How do MFN clauses affect M&A transactions?

MFN clauses affect M&A transactions by constraining the combined entity's pricing and commercial strategy post-closing. If the acquirer's existing customers have different pricing than the target's MFN-protected customers, the MFN may require the acquirer to extend its best pricing across the combined customer base. This can erode revenue, prevent strategic pricing differentiation, and create cascading adjustments across multiple contracts.

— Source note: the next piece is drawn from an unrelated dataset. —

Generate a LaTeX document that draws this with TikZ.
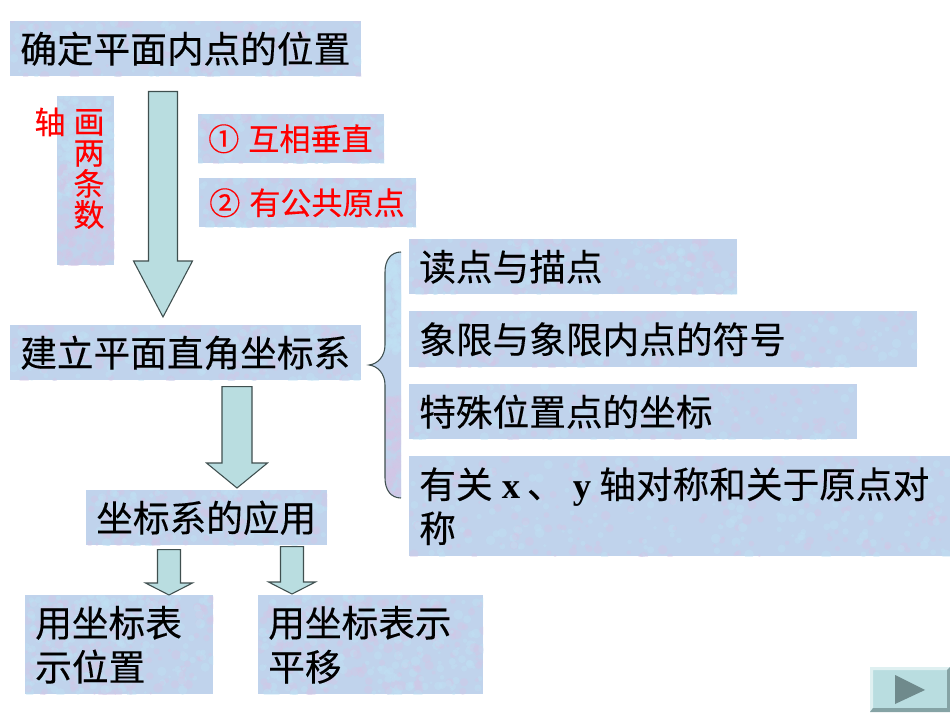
\documentclass[tikz,border=0pt]{standalone}
\usepackage{fontspec}
\setmainfont{Noto Sans CJK SC}[FakeBold=0.25]
\newfontfamily\latinfont{Liberation Serif}
\usetikzlibrary{calc}
\definecolor{texblue}{HTML}{C0D3EC}
\definecolor{texlilac}{HTML}{D4C6E6}
\definecolor{texsky}{HTML}{BFE2F4}
\definecolor{arrowfill}{HTML}{B9DDE0}
\definecolor{arrowline}{HTML}{3F4F4F}
\definecolor{btndark}{HTML}{6F8A8C}
\tikzset{
  mottle/.style={fill=texblue,path picture={
    \foreach \n in {1,...,200}{
      \fill[texlilac,opacity=.4] ($(path picture bounding box.south west)!rnd!(path picture bounding box.south east)$) ++(0,-100*rnd) circle (1.5+3.5*rnd);
      \fill[texsky,opacity=.4] ($(path picture bounding box.north west)!rnd!(path picture bounding box.north east)$) ++(0,100*rnd) circle (1.5+3.5*rnd);
    }}},
  tbox/.style 2 args={mottle,draw=none,anchor=north west,inner xsep=7.5pt,inner ysep=0pt,
    minimum width=#1*.75pt,minimum height=#2*.75pt,text width=#1*.75pt-15pt,align=left,
    font=\fontsize{27.5pt}{33pt}\selectfont},
  redbox/.style 2 args={tbox={#1}{#2},text=red,font=\fontsize{23.3pt}{28pt}\selectfont},
  redtxt/.style={text=red,inner sep=0pt,align=center,font=\fontsize{23.3pt}{23.3pt}\selectfont},
  fatarrow/.style n args={5}{draw=arrowline,fill=arrowfill,line width=.8pt,line join=miter,to path={
    ($(\tikztostart)+(-#1,#4)$) -- ($(\tikztostart)+(#1,#4)$)
    -- ($(\tikztotarget)+(#1,-#5-#3)$) -- ($(\tikztotarget)+(#2,-#5-#3)$)
    -- ($(\tikztotarget)+(0,-#5)$)
    -- ($(\tikztotarget)+(-#2,-#5-#3)$) -- ($(\tikztotarget)+(-#1,-#5-#3)$) -- cycle}},
}
\pgfmathsetseed{11}
\begin{document}
\begin{tikzpicture}[x=.75pt,y=-.75pt]
\useasboundingbox (0,0) rectangle (950,713);
\node[tbox={351}{55}] (title) at (10,21) {\raisebox{-1.5pt}{确定平面内点的位置}};
\node[tbox={351}{55}] (axes) at (10,325) {\raisebox{-1.5pt}{建立平面直角坐标系}};
\node[tbox={241}{55}] (apply) at (86,490) {\raisebox{-1.5pt}{坐标系的应用}};
\node[tbox={188}{99}] (pos) at (25,595) {用坐标表\\示位置};
\node[tbox={225}{99}] (shift) at (258,595) {用坐标表示\\平移};
\node[tbox={328}{55}] (read) at (409,239) {\raisebox{-1.5pt}{读点与描点}};
\node[tbox={508}{56}] (quad) at (409,311) {\raisebox{-1.5pt}{象限与象限内点的符号}};
\node[tbox={448}{55}] (special) at (409,384) {\raisebox{-1.5pt}{特殊位置点的坐标}};
\node[tbox={541}{100}] (sym) at (409,456) {\mbox{有关\hspace{7pt}{\latinfont\bfseries x}\hspace{5pt}、\hspace{7pt}{\latinfont\bfseries y}\hspace{6pt}轴对称和关于原点对}\\称};
\node[redbox={186}{49}] (perp) at (198,114) {\raisebox{-1.5pt}{①\hspace{-1pt} 互相垂直}};
\node[redbox={217}{49}] (origin) at (199,178) {\raisebox{-1.5pt}{②\hspace{-1pt} 有公共原点}};
\node[tbox={57}{169}] (vbox) at (57,96) {};
\node[redtxt] (vtxt) at (89,169) {画\\两\\条\\数};
\node[redtxt] (vend) at (50,122) {轴};
\coordinate (a1) at (163,0);
\coordinate (a2) at (237,0);
\coordinate (a3) at (169,0);
\coordinate (a4) at (292,0);
\draw[fatarrow={14.5}{29.5}{56}{15}{8}] (a1 |- title.south) to (a1 |- axes.north);
\draw[fatarrow={15}{30.5}{25}{6}{2}] (a2 |- axes.south) to (a2 |- apply.north);
\draw[fatarrow={11.5}{23.5}{12}{4}{0}] (a3 |- apply.south) to (a3 |- pos.north);
\draw[fatarrow={11.5}{23.5}{12}{1}{1}] (a4 |- apply.south) to (a4 |- shift.north);
\path[mottle] (401,252) .. controls (391,252) and (385,260) .. (385,272) -- (385,345)
  .. controls (385,356) and (378,364) .. (369,365) .. controls (378,366) and (385,374) .. (385,385)
  -- (385,478) .. controls (385,490) and (391,498) .. (401,498) -- cycle;
\draw[arrowline,line width=.8pt] (401,252) .. controls (391,252) and (385,260) .. (385,272) -- (385,345)
  .. controls (385,356) and (378,364) .. (369,365) .. controls (378,366) and (385,374) .. (385,385)
  -- (385,478) .. controls (385,490) and (391,498) .. (401,498);
\node[fill=arrowfill,anchor=north west,inner sep=0pt,minimum width=60pt,minimum height=33.75pt] (next) at (870,667) {};
\fill[white!55!arrowfill] (870,667) -- (950,667) -- (947,670) -- (873,670) -- (873,708) -- (870,712) -- cycle;
\fill[btndark!70!arrowfill] (870,712) -- (873,708) -- (947,708) -- (947,670) -- (950,667) -- (950,712) -- cycle;
\fill[btndark] (895,675) -- (925,690) -- (895,704) -- cycle;
\end{tikzpicture}
\end{document}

Are MFN clauses enforceable?

MFN clauses are generally enforceable as standard contractual provisions, though enforcement depends on the clarity of the comparison standard and the scope of the obligation. Broadly worded MFN clauses that compare across all customers without qualification create clearer enforcement rights than narrow provisions that require comparison only among similarly situated customers. Courts typically enforce MFN provisions according to their terms, making the specific language of each clause critically important during diligence.

How can deal teams identify MFN clauses during due diligence?

MFN clauses appear under various names including 'most favored nation,' 'most favored customer,' 'pricing parity,' 'best pricing,' and 'comparable terms' provisions. They may be embedded in pricing schedules, general terms sections, or side letters rather than appearing as standalone clauses. AI-powered contract review tools can identify these provisions across all naming conventions and locations, extracting the comparison scope, trigger mechanism, and remedy for each MFN obligation in the data room.